NG: Does data eventually culminate to the point where it creates politically-fueled, in- person events?

The data algorithm has no morality beyond making money and capturing attention. We become caught in this vicious loop of feedback mechanisms where incendiary content performs better than non-volatile content. The research shows that emotion drives engagement in this way and the algorithm rewards it while penalizing other kinds of content. We see this in Youtube recommendations, and in how we get likes on Instagram, Facebook, and Twitter. We are motivated by getting this attention, and we are motivated by getting subscribers and views. It is the fuel of the algorithm, and because we don’t know how it works, we are at its mercy without understanding it. It’s quite powerful.

A Wall Street Journal report on an internal Facebook study found that 60% of users would join a more radical group when it was suggested in the group recommendations tab. We are all being manipulated by these machines, and it seems to be pouring gasoline on the tensions of society. The report was fascinating and terrifying as it showed how Facebook knows its platform radicalizes people, and it has struggled to undo that quality. YouTube has also been accused of this as well, with conspiracy theory rabbit holes.

Increasingly, our lives are becoming determined by invisible algorithms that are manipulating our behavior. Our inability to see how they work, have them regulated, and have them be accountable to the social damage that they are causing – that is the problem.

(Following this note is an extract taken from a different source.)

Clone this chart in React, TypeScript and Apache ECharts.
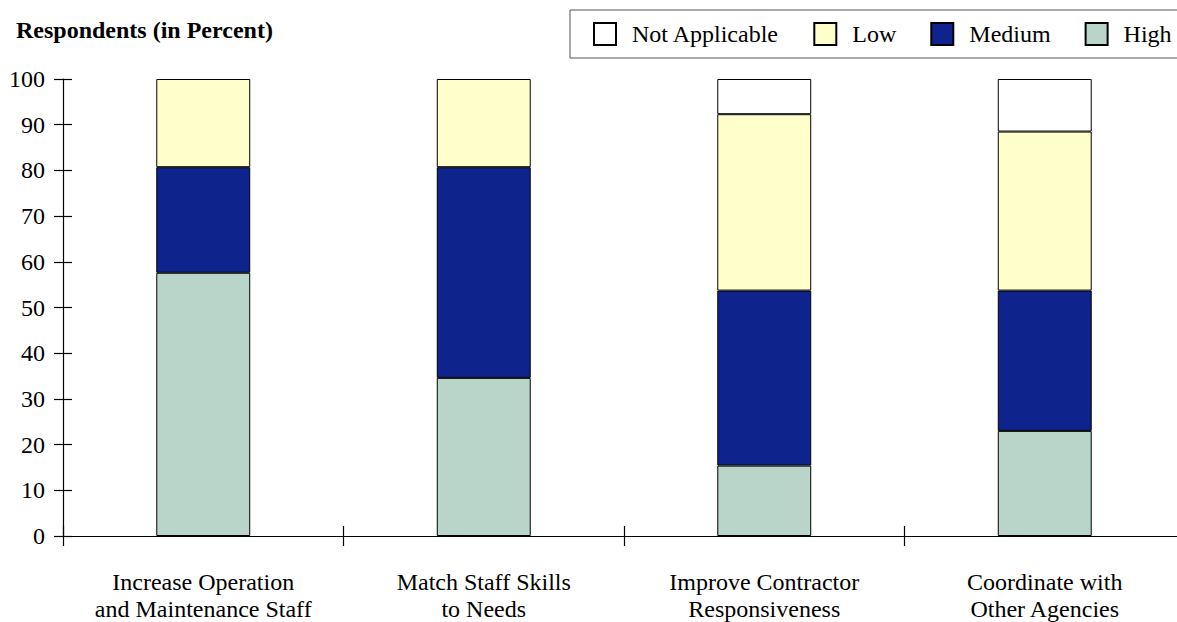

NG: Are “pesuasadables” (the Americans that were targeted by Cambridge Analytica in 2016)  still the most valuable demographic to target for an election campaign? Are they similar to the ones depicted in The Great Hack leading up to the 2016 U.S. election?

The situation with our country being so profoundly different than it was four years ago puts me in a position where I wouldn’t be able to make any predictions on what the data looks like right now. Conventional wisdom was blown out in 2016, and I would say conventional wisdom is again blowing out the window in 2020. The only thing that is predictable is that it is unpredictable.

Any type of voter analytics company working for a campaign is going to try to exploit the electoral college to win. That is what they are hired to do. Within the Cambridge Analytica case study, you can find the origins of some very effective slogans. “Build the Wall,” “Deep State,” and “Crooked Hilary.” These words were slogans that Cambridge Analytica discovered very early on in their initial focus groups. They would do very traditional qualitative marketing. Get focus groups together, get target voters talking, get their words, and identify the terms that work.

In 2016, Steve Bannon would receive these words and then whisper them into Trump’s ear before he went on stage. Trump would say them, and the audience would react. They were using very basic marketing techniques, but they were using them to foment division and animosity to exploit said divisions to achieve the electoral outcome. Effective is a machiavellian term. It’s win at all costs, which means divide the country, foment division, and make sure that the winner loses the popular vote.

U.S. citizens will likely be targeted with strategic advertising campaigns more intensely than ever before in the days leading up to the election.  But, as Carroll notes, it is worth making the effort to protect personal data at all times, as the data harvesting trend is almost certain to continue long after Election Day.